▼
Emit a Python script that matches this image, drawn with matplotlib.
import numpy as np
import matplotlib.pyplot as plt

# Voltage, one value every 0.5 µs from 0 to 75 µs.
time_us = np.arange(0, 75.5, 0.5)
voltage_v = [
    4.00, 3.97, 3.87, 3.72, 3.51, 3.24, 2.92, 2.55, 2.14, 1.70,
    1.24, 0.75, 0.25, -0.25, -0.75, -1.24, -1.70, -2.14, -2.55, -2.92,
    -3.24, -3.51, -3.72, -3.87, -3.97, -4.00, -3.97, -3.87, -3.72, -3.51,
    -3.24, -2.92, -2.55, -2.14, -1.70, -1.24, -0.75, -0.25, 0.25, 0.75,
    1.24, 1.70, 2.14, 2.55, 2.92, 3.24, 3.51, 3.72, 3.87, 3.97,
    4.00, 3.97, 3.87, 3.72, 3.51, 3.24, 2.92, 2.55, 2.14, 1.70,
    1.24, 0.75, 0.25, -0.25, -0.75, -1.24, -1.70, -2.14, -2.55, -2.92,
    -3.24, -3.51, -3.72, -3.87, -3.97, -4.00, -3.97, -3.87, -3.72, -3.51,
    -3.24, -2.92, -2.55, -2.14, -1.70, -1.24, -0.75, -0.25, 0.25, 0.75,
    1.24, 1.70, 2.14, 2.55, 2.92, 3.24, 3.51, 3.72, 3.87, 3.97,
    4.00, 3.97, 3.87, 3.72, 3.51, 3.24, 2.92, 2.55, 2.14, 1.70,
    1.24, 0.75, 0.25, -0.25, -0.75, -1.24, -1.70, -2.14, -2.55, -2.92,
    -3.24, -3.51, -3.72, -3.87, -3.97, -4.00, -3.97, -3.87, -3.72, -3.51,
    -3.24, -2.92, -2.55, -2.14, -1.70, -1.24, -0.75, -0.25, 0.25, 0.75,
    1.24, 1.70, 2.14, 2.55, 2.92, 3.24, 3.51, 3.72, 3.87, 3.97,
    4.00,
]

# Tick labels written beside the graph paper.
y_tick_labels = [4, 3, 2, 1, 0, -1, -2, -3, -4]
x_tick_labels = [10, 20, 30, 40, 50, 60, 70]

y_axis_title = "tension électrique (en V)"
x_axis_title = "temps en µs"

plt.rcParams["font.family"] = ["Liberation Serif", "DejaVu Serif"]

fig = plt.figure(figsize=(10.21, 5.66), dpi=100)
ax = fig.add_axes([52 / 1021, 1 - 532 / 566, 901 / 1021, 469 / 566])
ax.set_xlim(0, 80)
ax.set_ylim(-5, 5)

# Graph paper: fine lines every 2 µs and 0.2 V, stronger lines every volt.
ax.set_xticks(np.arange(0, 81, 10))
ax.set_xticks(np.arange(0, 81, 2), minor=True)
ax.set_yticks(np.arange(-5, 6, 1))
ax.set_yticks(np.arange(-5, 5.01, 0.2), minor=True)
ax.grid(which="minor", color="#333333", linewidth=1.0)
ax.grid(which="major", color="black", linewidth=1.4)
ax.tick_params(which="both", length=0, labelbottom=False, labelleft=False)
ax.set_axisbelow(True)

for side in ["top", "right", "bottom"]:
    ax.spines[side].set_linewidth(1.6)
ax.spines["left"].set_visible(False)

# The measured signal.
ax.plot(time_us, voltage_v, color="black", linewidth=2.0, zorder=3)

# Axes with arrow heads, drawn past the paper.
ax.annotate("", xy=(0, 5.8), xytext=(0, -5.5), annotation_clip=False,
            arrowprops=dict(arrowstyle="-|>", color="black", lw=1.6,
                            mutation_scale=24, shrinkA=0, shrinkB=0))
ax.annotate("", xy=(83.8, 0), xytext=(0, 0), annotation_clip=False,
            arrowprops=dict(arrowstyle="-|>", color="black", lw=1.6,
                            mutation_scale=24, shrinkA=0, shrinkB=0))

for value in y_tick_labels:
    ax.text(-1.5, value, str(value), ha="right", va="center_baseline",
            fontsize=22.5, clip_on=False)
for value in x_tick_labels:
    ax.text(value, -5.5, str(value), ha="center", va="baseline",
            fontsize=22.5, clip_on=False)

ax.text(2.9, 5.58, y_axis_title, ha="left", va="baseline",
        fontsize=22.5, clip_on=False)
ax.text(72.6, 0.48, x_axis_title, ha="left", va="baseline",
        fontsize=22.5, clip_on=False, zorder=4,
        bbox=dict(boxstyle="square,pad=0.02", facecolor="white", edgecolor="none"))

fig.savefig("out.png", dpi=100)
▲
THE REQUEST
Take the lines above from the first through the one containing "import matplotlib.pyplot as plt" and reproduce them exactly; include nothing else.

THE ANSWER
Emit a Python script that matches this image, drawn with matplotlib.
import numpy as np
import matplotlib.pyplot as plt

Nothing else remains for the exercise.